The company also anticipates future regulation, emphasizing its commitment to building trust and societal acceptance.

“We want the work we do to be accepted by society,” she added. “It’s crucial for us to be ready if new rules are required.”

Key facts and future outlook

With only six core members supported by three advisors, FinalSpark operates on a lean structure. Since its founding, about CHF 1 million has been invested in research and infrastructure, reflecting both its modest scale and its efficiency in pushing boundaries.

The company is also considering new laboratories beyond Switzerland, contingent on securing further investment.
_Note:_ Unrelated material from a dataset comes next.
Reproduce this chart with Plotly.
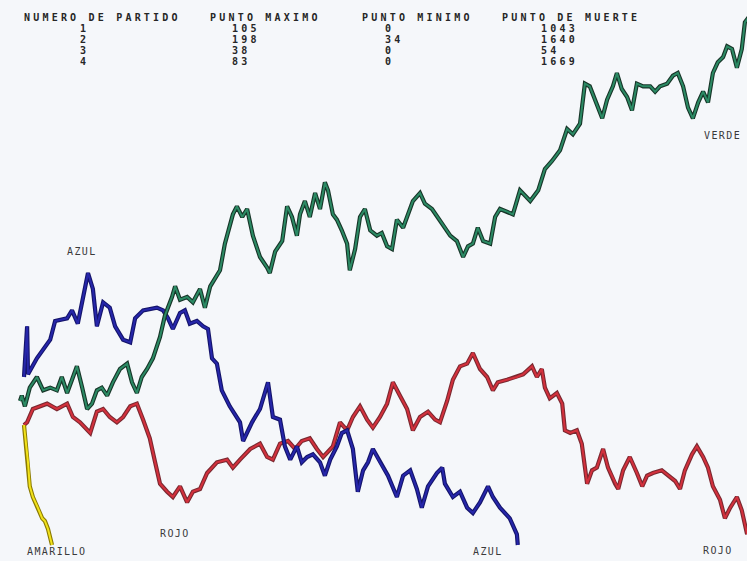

FinalSpark’s mission resonates with a broader movement in biotechnology. As Jordan and Kutter point out, the trajectory of engineering has increasingly shifted from artificial to biological systems—whether in medicine, energy, or data storage. Biocomputing, they argue, could be the next logical step.

In the longer term, Kurtys envisions bio-servers that run artificial neural networks on living neurons, delivering AI services at a fraction of today’s energy costs.

While questions of scale, control, and societal impact remain, FinalSpark’s experiments suggest a future where biology and computing converge in profound ways. For now, the company is navigating uncharted scientific terrain—seeking to prove that living neurons can indeed power the next wave of artificial intelligence.